A work-to-rule this week by staff at the state oil company, NNPC, over wages and working conditions halted production and caused cars with empty petrol tanks to clog the streets. It also brought shortages of diesel fuel, which companies and wealthy home-owners use to counter the power cuts.
Temporary fuel shortages are routine in Lagos, and chronic scarcities have gripped northern Nigeria for the past two years. But they have been particularly severe in the run-up to the election, the penultimate stage of General Ibrahim Babangida's much delayed transition to civilian rule, now scheduled to end in a handover on 27 August.
'The reason you do not see trouble, protests and demonstrations is because all the people want Babangida just to go,' said Femi Adeniji, a Lagos motorist who queued for five hours to buy petrol on Tuesday. 'No trouble and no excuse for the army boys to stay.'
'People are fed up with the military,' said Tony Adefuye, a senator. 'They want a change.'
Both presidential candidates, Mr Abiola for the Social Democratic Party (SDP) and Mr Tofa for the National Republican Convention (NRC), have spent most of the campaign pledging to build a promised land of low inflation, high employment and a strong national currency, the naira. The independent African Guardian weekly described the campaign as 'All Blah Blah and no bite'.
Mr Abiola, a Yoruba chief and flamboyant publisher of the Concord Group, has said that if elected, he would ensure that the Nigerian national football team reaches the World Cup finals next year in the United States.
Neither Mr Tofa, 45, a bank chairman from the northern city of Kano, nor Mr Abiola, 55, have squarely addressed the problems of rampant corruption, restoring local and foreign investor confidence in the flagging economy, or how to reduce Nigeria's dollars 29bn ( pounds 19bn) foreign debt.
The two candidates have close links to the military and have promised not to investigate financial mismanagement and graft under the Babangida government. Both have been accused of financial wrongdoings themselves. They have also pledged continued support for Nigeria's 16,000-strong military intervention force in Liberia, which is costing the country dollars 150,000 per day.
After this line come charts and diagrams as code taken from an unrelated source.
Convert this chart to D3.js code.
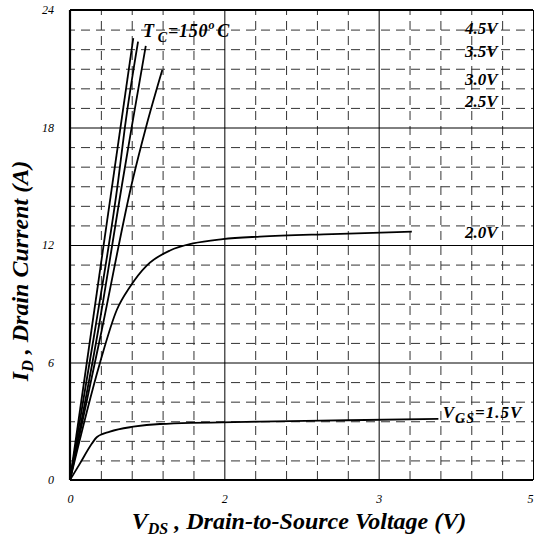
<!DOCTYPE html>
<html>
<head>
<meta charset="utf-8">
<script src="https://cdn.jsdelivr.net/npm/d3@7"></script>
<style>
  body { margin: 0; background: #fff; }
  svg { display: block; }
  text { font-family: "Liberation Serif", "Times New Roman", serif; font-style: italic; }
  .tick text { font-size: 12px; fill: #000; }
  .lbl { font-size: 17px; font-weight: bold; }
</style>
</head>
<body>
<svg width="534" height="544"></svg>
<script>

// x axis runs 0..3 grid units, labelled as in the datasheet
var xMajor = [0, 1, 2, 3],
    xMajorLabels = ["0", "2", "3", "5"],
    yMajor = [0, 6, 12, 18, 24],
    yMajorLabels = ["0", "6", "12", "18", "24"];

var vgs45 = [[0, 0], [0.41, 22.56]];
var vgs35 = [[0, 0], [0.162, 7.66], [0.313, 15.32], [0.356, 18.03], [0.441, 22.39]];
var vgs30 = [[0, 0], [0.183, 7.66], [0.342, 15.32], [0.40, 18.03], [0.491, 22.17]];
var vgs25 = [[0, 0], [0.206, 7.66], [0.406, 15.32], [0.493, 18.03], [0.598, 20.94]];
var vgs20 = [[0, 0], [0.194, 5.98], [0.303, 8.68], [0.389, 9.87], [0.497, 10.95],
             [0.648, 11.72], [0.797, 12.08], [0.99, 12.3], [1.23, 12.43], [1.7, 12.56], [2.215, 12.68]];
var vgs15 = [[0, 0], [0.065, 0.85], [0.141, 1.85], [0.173, 2.18], [0.259, 2.47], [0.41, 2.72],
             [0.583, 2.86], [1.231, 2.98], [1.8, 3.05], [2.387, 3.12]];

var curveLabels = [
  {t: "4.5V", u: 2.56, i: 22.78},
  {t: "3.5V", u: 2.56, i: 21.6},
  {t: "3.0V", u: 2.56, i: 20.17},
  {t: "2.5V", u: 2.56, i: 19.05},
  {t: "2.0V", u: 2.56, i: 12.36}
];

var svg = d3.select("svg");
var margin = {top: 10, right: 1, bottom: 64, left: 70},
    width = 534 - margin.left - margin.right,
    height = 544 - margin.top - margin.bottom,
    g = svg.append("g").attr("transform", "translate(" + margin.left + "," + margin.top + ")");

var x = d3.scaleLinear().domain([0, 3]).range([0, 463]),
    y = d3.scaleLinear().domain([0, 24]).range([height, 0]);

// dashed minor grid
var xMinor = d3.range(0, 3.01, 0.2).filter(function(v) { return Math.abs(v - Math.round(v)) > 0.01; }),
    yMinor = d3.range(1, 24).filter(function(v) { return v % 6 != 0; });

g.append("g")
  .attr("transform", "translate(0," + height + ")")
  .call(d3.axisBottom(x).tickValues(xMinor).tickSize(-height).tickFormat(""))
  .call(function(s) {
    s.select(".domain").remove();
    s.selectAll("line").attr("stroke", "#333").attr("stroke-dasharray", "9,6");
  });

g.append("g")
  .call(d3.axisLeft(y).tickValues(yMinor).tickSize(-width).tickFormat(""))
  .call(function(s) {
    s.select(".domain").remove();
    s.selectAll("line").attr("stroke", "#333").attr("stroke-dasharray", "9,6").attr("stroke-dashoffset", 4);
  });

// solid major grid + labels
g.append("g")
  .attr("transform", "translate(0," + height + ")")
  .call(d3.axisBottom(x).tickValues(xMajor).tickSize(-height).tickPadding(14)
    .tickFormat(function(d, i) { return xMajorLabels[i]; }))
  .call(function(s) {
    s.select(".domain").remove();
    s.selectAll("line").attr("stroke", "#000");
    s.selectAll("text").attr("dx", function(d) { return d == 3 ? -3 : 0; });
  });

g.append("g")
  .call(d3.axisLeft(y).tickValues(yMajor).tickSize(-width).tickPadding(16)
    .tickFormat(function(d, i) { return yMajorLabels[i]; }))
  .call(function(s) {
    s.select(".domain").remove();
    s.selectAll("line").attr("stroke", "#000");
  });

// frame
g.append("line").attr("x1", 0).attr("x2", 0).attr("y1", 0).attr("y2", height)
  .attr("stroke", "#000").attr("stroke-width", 2.2);
g.append("line").attr("x1", 0).attr("x2", width).attr("y1", height).attr("y2", height)
  .attr("stroke", "#000").attr("stroke-width", 2.2);
g.append("line").attr("x1", 0).attr("x2", width).attr("y1", 0).attr("y2", 0)
  .attr("stroke", "#000").attr("stroke-width", 2);

var line = d3.line()
  .curve(d3.curveMonotoneX)
  .x(function(d) { return x(d[0]); })
  .y(function(d) { return y(d[1]); });

[vgs45, vgs35, vgs30, vgs25, vgs20, vgs15].forEach(function(s) {
  g.append("path")
    .attr("d", line(s))
    .attr("fill", "none")
    .attr("stroke", "#000")
    .attr("stroke-width", 1.8);
});

// curve labels
g.selectAll(".clbl")
  .data(curveLabels)
  .enter().append("text")
  .attr("class", "lbl")
  .attr("x", function(d) { return x(d.u); })
  .attr("y", function(d) { return y(d.i); })
  .text(function(d) { return d.t; });

var vl = g.append("text").attr("class", "lbl")
  .attr("x", x(2.415)).attr("y", y(3.17)).attr("letter-spacing", 1);
vl.append("tspan").text("V");
vl.append("tspan").attr("dy", 5).attr("font-size", 14).text("GS");
vl.append("tspan").attr("dy", -5).text("=1.5V");

var tc = g.append("text").attr("class", "lbl")
  .attr("x", x(0.473)).attr("y", y(22.62)).style("font-size", "18px").attr("letter-spacing", 0.8);
tc.append("tspan").text("T");
tc.append("tspan").attr("dy", 5).attr("dx", 3).attr("font-size", 14).text("C");
tc.append("tspan").attr("dy", -5).text("=150");
tc.append("tspan").attr("dy", -8).attr("font-size", 12).text("o");
tc.append("tspan").attr("dy", 8).attr("dx", 2).text("C");

// axis titles
var xt = svg.append("text").attr("class", "lbl")
  .attr("x", 299).attr("y", 529)
  .attr("text-anchor", "middle").style("font-size", "24px");
xt.append("tspan").text("V");
xt.append("tspan").attr("dy", 5).attr("font-size", 16).text("DS");
xt.append("tspan").attr("dy", -5).text(" , Drain-to-Source Voltage (V)");

var yt = svg.append("text").attr("class", "lbl")
  .attr("transform", "translate(28,271) rotate(-90)")
  .attr("text-anchor", "middle").style("font-size", "24px");
yt.append("tspan").text("I");
yt.append("tspan").attr("dy", 5).attr("font-size", 16).text("D");
yt.append("tspan").attr("dy", -5).text(" , Drain Current (A)");

</script>
</body>
</html>
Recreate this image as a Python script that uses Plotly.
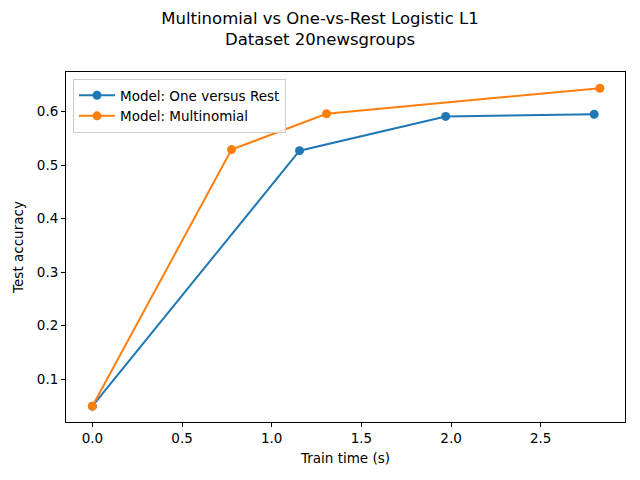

Nigeria needs a deal with the International Monetary Fund for the Paris Club of government creditors to consider a substantial debt write-off. But talks with the IMF to replace a reform programme that expired in April 1992 have stalled. Western creditors have said by running up massive budget deficits and permitting corruption to run free, the Babangida government effectively abandoned its reform programme two years ago.
In January, after breaking its third self-imposed deadline to hand over power, the military set up a 'transitional council' headed by a respected businessman, Ernest Shonekan, ostensibly to run the country. The council drew up a highly praised budget but because it does not oversee key spending it has been dismissed by most Nigerians and foreign bankers as a public relations exercise to woo the Western business community.